I've always been curious why we need a stand alone package for parsing haskell code? Last time I tried to use haskell-src-exts (admittedly several years ago), it was out of date and didn't support the extensions I wanted. It seems like the ideal solution would be to have GHC's parsing code exposed as a library. And this library would be compatible with template haskell. Is there some technical reason why this is inherently difficult? Or is it just an accident of history that things didn't develop that way? On Tue, Jun 30, 2015 at 11:54 PM, Christian Marie <christian@ponies.io> wrote:
On Mon, Jun 29, 2015 at 01:13:54PM +0100, Matthew Pickering wrote:
There are a large number of untriaged pull requests and issues currently open on the issue tracker for haskell-src-exts. The tool is widely used by tool writers but the last commit to the project is now over 6 months ago.
I was about to post this exact message after searching around for a good hour.
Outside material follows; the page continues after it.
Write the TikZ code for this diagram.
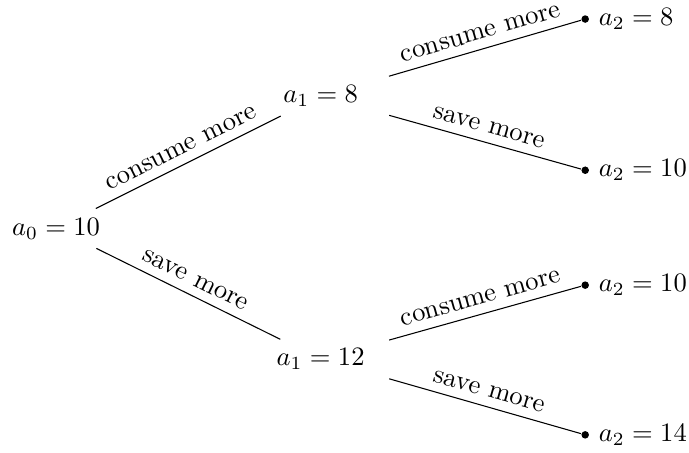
\documentclass[tikz,border=0pt]{standalone}
\usepackage{amsmath}
\usetikzlibrary{positioning}

\begin{document}
\begin{tikzpicture}[
    val/.style={inner sep=3.33pt, minimum width=1.8cm},
    leaf/.style={circle, fill=black, inner sep=1pt, minimum size=0pt,
                 label distance=1.5pt},
    conn/.style={black, line width=0.4pt},
    lbl/.style={above, sloped}
  ]
  \useasboundingbox (-0.741,-2.970) rectangle (8.373,3.022);

  \node[val] (a0)  at (0,0)       {$a_0 = 10$};
  \node[val] (a1u) at (3.5,1.75)  {$a_1 = 8$};
  \node[val] (a1d) at (3.5,-1.73) {$a_1 = 12$};
  \node[leaf, label=right:{$a_2 = 8$}]  (a2a) at (7,2.77)  {};
  \node[leaf, label=right:{$a_2 = 10$}] (a2b) at (7,0.77)  {};
  \node[leaf, label=right:{$a_2 = 10$}] (a2c) at (7,-0.75) {};
  \node[leaf, label=right:{$a_2 = 14$}] (a2d) at (7,-2.73) {};

  \draw[conn] (a0)--node[lbl] {consume more} (a1u);
  \draw[conn] (a0)--node[lbl] {save more} (a1d);
  \draw[conn] (a1u)--node[lbl] {consume more} (a2a);
  \draw[conn] (a1u)--node[lbl] {save more} (a2b);
  \draw[conn] (a1d)--node[lbl] {consume more} (a2c);
  \draw[conn] (a1d)--node[lbl] {save more} (a2d);
\end{tikzpicture}
\end{document}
1. Does anyone know if Niklas or Peter plan to return to the project?
I didn't contact them directly. I'm not so sure if Nicklas is active at all.
2. Is there anyone else who is interested in updating the HSE parser?
Yes, I've got at least one fix I'd like to make myself and I'd be happy to do some triaging and releasing too. Most of the PRs look pretty good.
Roman Cheplyaka is a maintainer on hackage, hopefully he sees and knows something aobut this.
I'll email some people in the haskell suite group directly if this thread doesn't go anywhere.